- [STATED EXERCISE]: Repeat the material exactly from its first line to the line that includes "import * as". Skip pictures.

──────── STORED DATA

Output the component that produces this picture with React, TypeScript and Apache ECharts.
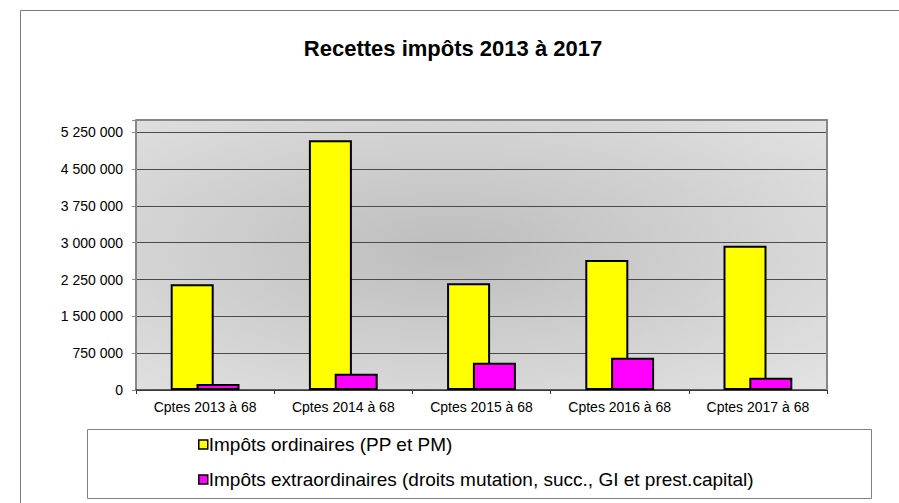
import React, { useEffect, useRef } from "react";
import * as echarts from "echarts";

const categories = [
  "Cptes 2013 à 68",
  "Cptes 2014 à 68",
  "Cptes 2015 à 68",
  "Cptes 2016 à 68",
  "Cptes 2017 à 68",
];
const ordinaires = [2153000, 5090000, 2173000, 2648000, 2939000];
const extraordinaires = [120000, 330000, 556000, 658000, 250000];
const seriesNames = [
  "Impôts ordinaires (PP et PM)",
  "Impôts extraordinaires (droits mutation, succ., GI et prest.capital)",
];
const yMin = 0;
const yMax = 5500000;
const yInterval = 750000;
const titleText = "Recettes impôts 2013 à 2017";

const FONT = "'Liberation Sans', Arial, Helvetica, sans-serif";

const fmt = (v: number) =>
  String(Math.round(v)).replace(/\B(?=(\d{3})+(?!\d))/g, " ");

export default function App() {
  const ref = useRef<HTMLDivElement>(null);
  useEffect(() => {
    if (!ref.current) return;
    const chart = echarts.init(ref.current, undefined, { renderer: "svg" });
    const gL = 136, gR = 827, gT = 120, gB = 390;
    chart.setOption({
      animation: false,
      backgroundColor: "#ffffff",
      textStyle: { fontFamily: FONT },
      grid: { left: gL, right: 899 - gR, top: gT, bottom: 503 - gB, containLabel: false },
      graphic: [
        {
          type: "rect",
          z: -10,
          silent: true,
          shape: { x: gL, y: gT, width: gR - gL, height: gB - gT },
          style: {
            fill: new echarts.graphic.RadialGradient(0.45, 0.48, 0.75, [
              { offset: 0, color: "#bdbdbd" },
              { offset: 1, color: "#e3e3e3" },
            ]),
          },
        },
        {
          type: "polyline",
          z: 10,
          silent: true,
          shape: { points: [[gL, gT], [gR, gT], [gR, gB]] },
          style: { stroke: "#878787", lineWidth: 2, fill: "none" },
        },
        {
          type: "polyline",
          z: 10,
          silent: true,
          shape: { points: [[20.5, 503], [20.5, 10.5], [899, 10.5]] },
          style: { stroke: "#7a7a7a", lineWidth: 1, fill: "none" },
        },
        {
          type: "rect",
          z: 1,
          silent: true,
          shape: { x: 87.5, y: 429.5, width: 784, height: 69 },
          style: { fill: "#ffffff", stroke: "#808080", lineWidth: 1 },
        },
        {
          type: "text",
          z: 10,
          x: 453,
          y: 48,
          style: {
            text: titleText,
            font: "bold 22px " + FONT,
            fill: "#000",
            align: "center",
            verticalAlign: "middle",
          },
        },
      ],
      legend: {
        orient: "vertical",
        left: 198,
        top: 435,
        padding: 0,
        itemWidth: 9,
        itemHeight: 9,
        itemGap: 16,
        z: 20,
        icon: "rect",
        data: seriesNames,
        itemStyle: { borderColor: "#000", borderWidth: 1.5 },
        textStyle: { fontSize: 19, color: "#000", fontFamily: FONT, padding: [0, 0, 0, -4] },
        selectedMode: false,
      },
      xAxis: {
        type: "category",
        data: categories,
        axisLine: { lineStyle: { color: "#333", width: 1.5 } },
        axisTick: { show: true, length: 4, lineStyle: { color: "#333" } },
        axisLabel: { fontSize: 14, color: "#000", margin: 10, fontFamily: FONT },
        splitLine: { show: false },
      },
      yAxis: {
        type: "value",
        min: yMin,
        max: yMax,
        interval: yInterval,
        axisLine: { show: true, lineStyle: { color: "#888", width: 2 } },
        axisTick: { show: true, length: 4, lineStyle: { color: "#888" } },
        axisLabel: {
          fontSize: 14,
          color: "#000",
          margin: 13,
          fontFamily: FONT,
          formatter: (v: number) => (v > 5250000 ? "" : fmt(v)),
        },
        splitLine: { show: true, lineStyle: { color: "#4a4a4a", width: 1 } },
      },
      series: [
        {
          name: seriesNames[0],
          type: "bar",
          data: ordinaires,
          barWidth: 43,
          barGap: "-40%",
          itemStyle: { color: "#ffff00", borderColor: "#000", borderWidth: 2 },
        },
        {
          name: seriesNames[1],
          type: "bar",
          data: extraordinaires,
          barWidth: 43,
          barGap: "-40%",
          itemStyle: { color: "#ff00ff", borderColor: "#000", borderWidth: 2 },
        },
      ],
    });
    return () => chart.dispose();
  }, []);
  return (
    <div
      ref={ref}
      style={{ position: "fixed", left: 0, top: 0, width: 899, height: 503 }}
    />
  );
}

────────────────

- [ANSWER TO THIS EXERCISE]:
Output the component that produces this picture with React, TypeScript and Apache ECharts.
import React, { useEffect, useRef } from "react";
import * as echarts from "echarts";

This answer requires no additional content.